2.4.13

 

Ao pensar hoje em violência não pensamos só em agressões físicas pois já sabemos que a nível psicológico também se pode agredir e de forma muito violenta. Mais do que a violência visível, quer seja física ou psicológica, penso que o que me assusta mais são os aspetos que não se veem. Aqueles que ninguém sabe que estão a acontecer mas que corroem lentamente, deixando marcas por vezes irreparáveis.
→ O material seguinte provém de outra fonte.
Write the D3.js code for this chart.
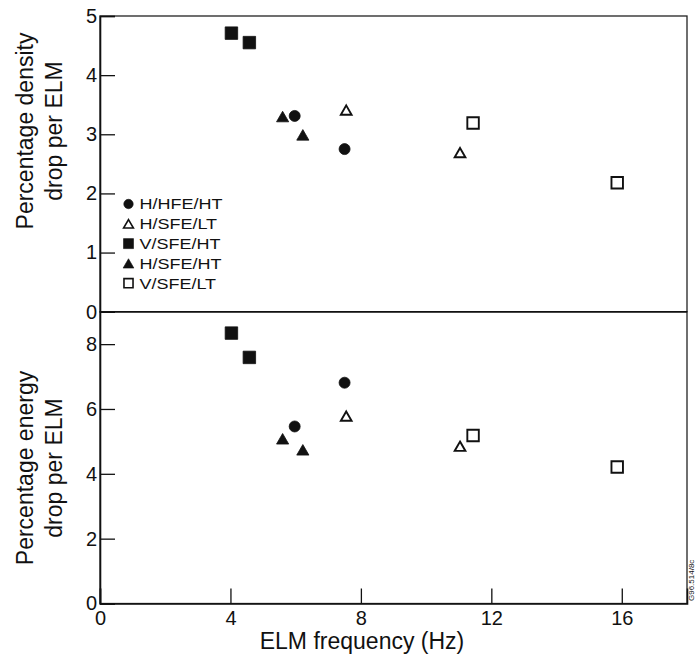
<!DOCTYPE html>
<html>
<head>
<meta charset="utf-8">
<script src="https://cdn.jsdelivr.net/npm/d3@7/dist/d3.min.js"></script>
<style>
  html, body { margin: 0; padding: 0; background: #fff; }
  svg { display: block; }
  text { font-family: "Liberation Sans", Arial, Helvetica, sans-serif; fill: #111; }
</style>
</head>
<body>
<svg id="chart" width="696" height="658"></svg>
<script>
// ---------------- DATA ----------------
const seriesNames = ["H/HFE/HT", "H/SFE/LT", "V/SFE/HT", "H/SFE/HT", "V/SFE/LT"];

// ELM frequency (Hz) per series
const freqHHFEHT = [5.97, 7.50];
const freqHSFELT = [7.55, 11.04];
const freqVSFEHT = [4.03, 4.58];
const freqHSFEHT = [5.60, 6.22];
const freqVSFELT = [11.44, 15.86];

// Percentage density drop per ELM
const densHHFEHT = [3.31, 2.75];
const densHSFELT = [3.41, 2.69];
const densVSFEHT = [4.71, 4.55];
const densHSFEHT = [3.30, 2.99];
const densVSFELT = [3.19, 2.18];

// Percentage energy drop per ELM
const enerHHFEHT = [5.46, 6.81];
const enerHSFELT = [5.78, 4.85];
const enerVSFEHT = [8.34, 7.59];
const enerHSFEHT = [5.08, 4.74];
const enerVSFELT = [5.18, 4.21];

const xTicks = [0, 4, 8, 12, 16];
const densityTicks = [0, 1, 2, 3, 4, 5];
const energyTicks = [0, 2, 4, 6, 8];

const xLabel = "ELM frequency (Hz)";
const densityTitle = ["Percentage density", "drop per ELM"];
const energyTitle = ["Percentage energy", "drop per ELM"];
const figureCode = "G96.514/8c";

// ---------------- BUILD ----------------
const freqs = [freqHHFEHT, freqHSFELT, freqVSFEHT, freqHSFEHT, freqVSFELT];
const dens = [densHHFEHT, densHSFELT, densVSFEHT, densHSFEHT, densVSFELT];
const eners = [enerHHFEHT, enerHSFELT, enerVSFEHT, enerHSFEHT, enerVSFELT];

// marker style per series (index aligned with seriesNames)
const markerStyle = [
  { type: d3.symbolCircle,   filled: true,  size: 95,  legSize: 70 },
  { type: d3.symbolTriangle, filled: false, size: 50,  legSize: 42 },
  { type: d3.symbolSquare,   filled: true,  size: 156, legSize: 100 },
  { type: d3.symbolTriangle, filled: true,  size: 64,  legSize: 50 },
  { type: d3.symbolSquare,   filled: false, size: 132, legSize: 82 }
];

const svg = d3.select("#chart");
const left = 100, right = 687;
const topY = 16, midY = 311.7, botY = 603.5;

const x = d3.scaleLinear().domain([0, 18]).range([left, right]);
const yD = d3.scaleLinear().domain([0, 5]).range([midY, topY]);
const yE = d3.scaleLinear().domain([0, 9]).range([botY, midY]);

// frames
function frame(y0, y1) {
  svg.append("rect")
    .attr("x", left).attr("y", y0)
    .attr("width", right - left).attr("height", y1 - y0)
    .attr("fill", "none").attr("stroke", "#222").attr("stroke-width", 1.3);
}
frame(topY, midY);
frame(midY, botY);

function styleAxis(g) {
  g.select(".domain").attr("stroke", "#111").attr("stroke-width", 1.6);
  g.selectAll(".tick line").attr("stroke", "#111").attr("stroke-width", 1.3);
  g.selectAll(".tick text").attr("font-size", 20)
    .attr("font-family", "Liberation Sans, Arial, sans-serif").attr("fill", "#111");
}

// y axes
svg.append("g").attr("transform", `translate(${left},0)`)
  .call(d3.axisLeft(yD).tickValues(densityTicks).tickFormat(d3.format("d"))
    .tickSize(-15).tickPadding(3))
  .call(styleAxis);

svg.append("g").attr("transform", `translate(${left},0)`)
  .call(d3.axisLeft(yE).tickValues(energyTicks).tickFormat(d3.format("d"))
    .tickSize(-15).tickPadding(3))
  .call(styleAxis);

// x axis
const xg = svg.append("g").attr("transform", `translate(0,${botY})`)
  .call(d3.axisBottom(x).tickValues(xTicks).tickFormat(d3.format("d"))
    .tickSize(-15).tickPadding(7))
  .call(styleAxis);
xg.select(".domain").attr("stroke-width", 1.6);

// shared boundary line
svg.append("line").attr("x1", left).attr("x2", right)
  .attr("y1", midY).attr("y2", midY)
  .attr("stroke", "#111").attr("stroke-width", 1.5);

// titles
function yTitle(lines, cy) {
  const t = svg.append("text")
    .attr("transform", `translate(0,${cy}) rotate(-90)`)
    .attr("text-anchor", "middle").attr("font-size", 23);
  t.append("tspan").attr("x", 0).attr("y", 33).text(lines[0]);
  t.append("tspan").attr("x", 0).attr("y", 62).text(lines[1]);
}
yTitle(densityTitle, 131);
yTitle(energyTitle, 468);

svg.append("text").attr("x", 362).attr("y", 649)
  .attr("text-anchor", "middle").attr("font-size", 23).text(xLabel);

svg.append("text")
  .attr("transform", `translate(694,601) rotate(-90)`)
  .attr("font-size", 8).attr("fill", "#333").text(figureCode);

// markers
function triOffset(st, size) {
  if (st.type !== d3.symbolTriangle) return 0;
  return Math.sqrt(size / (Math.sqrt(3) * 3)) / 2;
}
function drawMarks(ys, yScale) {
  seriesNames.forEach((name, i) => {
    const st = markerStyle[i];
    const pts = freqs[i].map((f, j) => ({ f, v: ys[i][j] }));
    const sym = d3.symbol().type(st.type).size(st.size);
    const off = triOffset(st, st.size);
    svg.append("g").selectAll("path").data(pts).join("path")
      .attr("d", sym)
      .attr("transform", d => `translate(${x(d.f)},${yScale(d.v) + off})`)
      .attr("fill", st.filled ? "#111" : "#fff")
      .attr("stroke", "#111")
      .attr("stroke-width", st.filled ? 0.8 : 1.9);
  });
}
drawMarks(dens, yD);
drawMarks(eners, yE);

// legend
const legY0 = 204, legStep = 19.8;
seriesNames.forEach((name, i) => {
  const st = markerStyle[i];
  const cy = legY0 + i * legStep;
  const off = triOffset(st, st.legSize);
  svg.append("path")
    .attr("d", d3.symbol().type(st.type).size(st.legSize))
    .attr("transform", `translate(128.5,${cy + off})`)
    .attr("fill", st.filled ? "#111" : "#fff")
    .attr("stroke", "#111")
    .attr("stroke-width", st.filled ? 0.6 : 1.6);
  svg.append("text")
    .attr("transform", `translate(139.5,${cy + 5.3}) scale(1.2,1)`)
    .attr("font-size", 15).text(name);
});
</script>
</body>
</html>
Penso, por exemplo, no dia-a-dia sem afeto e cada vez mais frio. Quando vamos a um qualquer serviço público e somos tratados como algo que veio atrapalhar o sossego de alguém, vistos como alguém que não sabe o que quer, que só vem mesmo ao serviço porque deve alguma coisa, porque é inimigo do sistema (aquele ser invisível mas sempre presente).
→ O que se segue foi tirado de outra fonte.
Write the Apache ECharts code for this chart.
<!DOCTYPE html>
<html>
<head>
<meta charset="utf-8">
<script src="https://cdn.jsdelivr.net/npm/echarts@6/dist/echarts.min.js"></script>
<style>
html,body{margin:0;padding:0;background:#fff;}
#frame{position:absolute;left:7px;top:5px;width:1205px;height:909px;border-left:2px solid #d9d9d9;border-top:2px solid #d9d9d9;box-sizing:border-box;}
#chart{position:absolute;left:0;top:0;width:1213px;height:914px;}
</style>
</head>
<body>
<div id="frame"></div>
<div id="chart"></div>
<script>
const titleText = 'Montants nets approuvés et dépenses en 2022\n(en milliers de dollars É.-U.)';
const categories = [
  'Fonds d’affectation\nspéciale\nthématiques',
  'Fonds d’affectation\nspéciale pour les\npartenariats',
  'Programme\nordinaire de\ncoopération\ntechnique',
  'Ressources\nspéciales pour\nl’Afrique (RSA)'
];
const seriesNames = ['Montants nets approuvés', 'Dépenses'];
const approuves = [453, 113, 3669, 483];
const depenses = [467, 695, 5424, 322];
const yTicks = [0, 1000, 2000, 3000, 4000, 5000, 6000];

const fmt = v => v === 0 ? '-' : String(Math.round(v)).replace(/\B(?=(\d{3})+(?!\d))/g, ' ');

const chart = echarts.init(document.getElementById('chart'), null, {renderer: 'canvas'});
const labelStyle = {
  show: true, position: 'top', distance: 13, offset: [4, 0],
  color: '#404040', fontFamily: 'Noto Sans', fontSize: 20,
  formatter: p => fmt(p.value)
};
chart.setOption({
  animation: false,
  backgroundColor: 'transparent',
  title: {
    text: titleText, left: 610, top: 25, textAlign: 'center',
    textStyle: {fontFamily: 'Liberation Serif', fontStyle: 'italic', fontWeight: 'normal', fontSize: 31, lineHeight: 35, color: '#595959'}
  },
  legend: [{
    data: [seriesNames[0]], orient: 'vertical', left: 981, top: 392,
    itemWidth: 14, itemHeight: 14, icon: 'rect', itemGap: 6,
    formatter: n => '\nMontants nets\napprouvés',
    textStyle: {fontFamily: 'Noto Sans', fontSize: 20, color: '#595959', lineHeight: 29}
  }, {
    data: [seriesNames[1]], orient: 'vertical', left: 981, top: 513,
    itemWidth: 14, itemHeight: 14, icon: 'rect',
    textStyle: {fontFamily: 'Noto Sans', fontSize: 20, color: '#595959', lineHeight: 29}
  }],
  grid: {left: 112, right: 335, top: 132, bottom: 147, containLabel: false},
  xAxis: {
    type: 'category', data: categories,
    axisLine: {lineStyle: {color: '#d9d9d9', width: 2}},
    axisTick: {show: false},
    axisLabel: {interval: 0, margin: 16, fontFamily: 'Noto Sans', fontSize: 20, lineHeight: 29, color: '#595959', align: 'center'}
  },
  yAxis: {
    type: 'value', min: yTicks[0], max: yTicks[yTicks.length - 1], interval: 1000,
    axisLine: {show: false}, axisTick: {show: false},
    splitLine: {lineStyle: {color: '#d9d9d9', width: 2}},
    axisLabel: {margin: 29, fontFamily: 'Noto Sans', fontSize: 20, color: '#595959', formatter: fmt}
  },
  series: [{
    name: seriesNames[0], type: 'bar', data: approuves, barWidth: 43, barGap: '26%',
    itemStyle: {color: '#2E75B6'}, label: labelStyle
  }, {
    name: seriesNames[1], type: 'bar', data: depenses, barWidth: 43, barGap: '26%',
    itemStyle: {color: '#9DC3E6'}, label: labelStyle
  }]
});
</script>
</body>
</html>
Será que estou a ser romântica demais?

Pensemos na violência que é acordar bem-disposto e ir até um serviço público e ao falar com a primeira pessoa com quem nos cruzamos, o segurança, ele olha para nós como se fossemos intrusos e nem bom dia deseja. Mesmo assim, nós entramos e dizemos “Bom dia”, podendo receber resposta ou não. Ao chegar à máquina das senhas que marcam a vez, somos fulminados por olhares atentos para ver se iremos passar à frente ou não, reparando em todos os nossos passos e, caso tenhamos alguma dúvida que nos leve ao balcão antes de tirar a senha… Nem quero pensar! Chegada a hora de ser atendidos ao balcão por uma pessoa que está ali única e exclusivamente para fazer atendimento ao público, não recebemos o bom dia, fazem-nos perguntas como resposta às nossas perguntas, transparecendo que nós já deveríamos saber “combater” aquele assunto. Para terminar, com sorte temos o assunto resolvido ou então “fique a aguardar”. Se não tivermos sorte, o assunto é remetido para outro balcão ou adiado por falta de documentos. Lá voltamos para a rotina diária já sem a boa disposição, porque fomos bombardeados por coisas nada boas.
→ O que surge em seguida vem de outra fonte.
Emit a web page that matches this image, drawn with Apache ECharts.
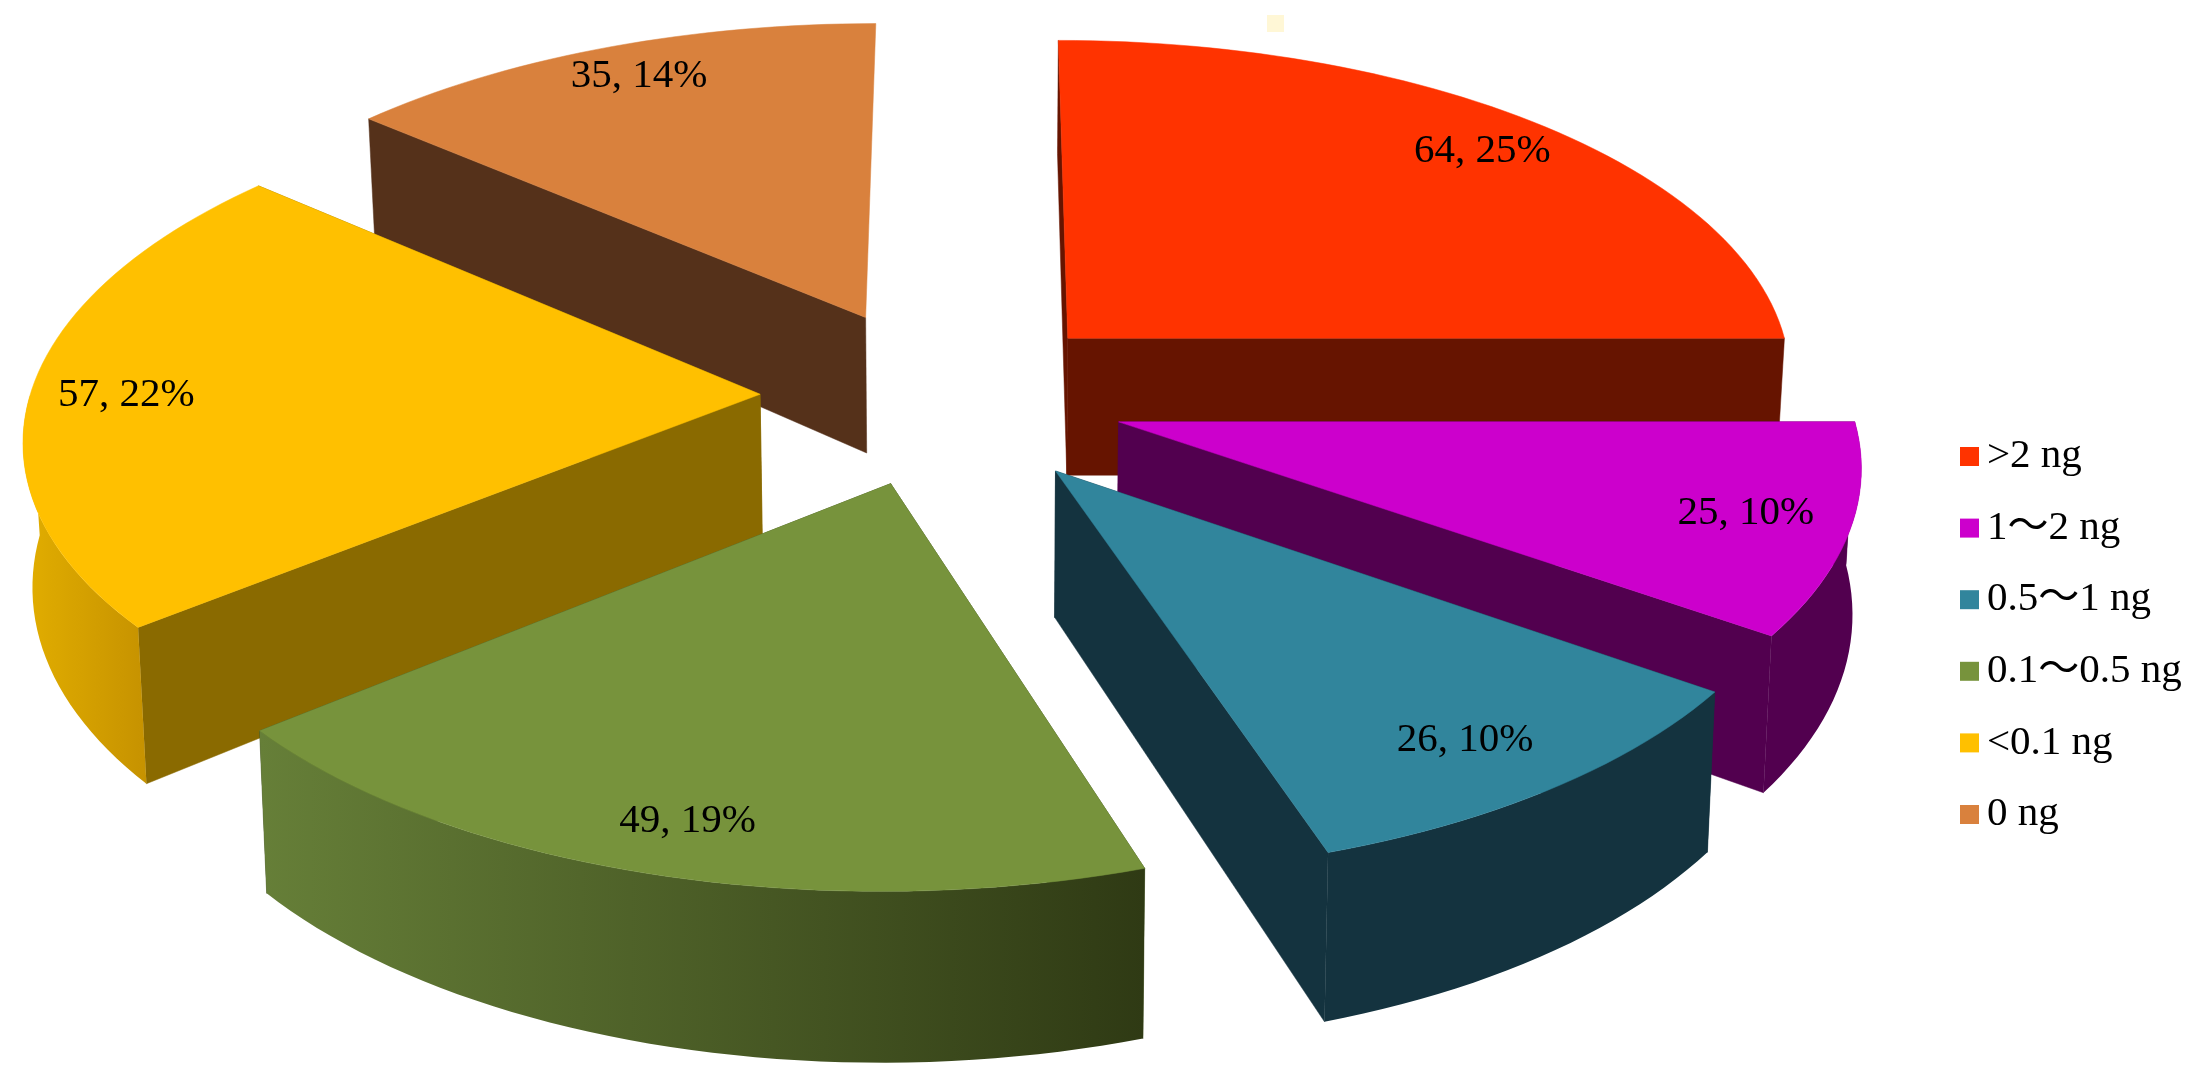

Quando isto me acontece, quando sinto que estou a ser alvo de má educação e falta de civismo que a mim me soa a violência psicológica porque cada vez mais há assuntos pendentes com finanças, segurança social e outros serviços públicos, eu penso num e-mail que recebi há tempos de um autor desconhecido, que dizia “não temos que ser o caixote do lixo de ninguém”, ou seja, a nossa mente não tem que suportar a forma mal educada e sem sensibilidade de outras pessoas. Desde esse e-mail, penso sempre em algumas piadas e situações engraçadas que acontecem quando alguém é mal educado comigo, sem saber como me corre a mim o dia ou em que fase da vida (menos boa ou melhor) me encontro.

Da minha parte passa a existir um vazio por essas pessoas e isso é muito triste, pois somos humanos e somos feitos de relações sociais que se pretendem agradáveis.

Sinto o vazio por parte do segurança, pois já deve ter sido alvo de violências de várias formas, por parte das pessoas que estão à minha frente, pois já passaram pelo segurança e sofreram alguma injustiça por parte de outros utentes, por parte da senhora do balcão, pois já vai preparada para o ataque aos utentes que vêm com más intenções.

Sinto vazio e frio quando vou a certos locais públicos, pois cada um no seu dia-a-dia arranja defesas para se proteger de violências psicológicas vindas dos sítios menos esperados, apesar de eu aqui abordar apenas os serviços públicos.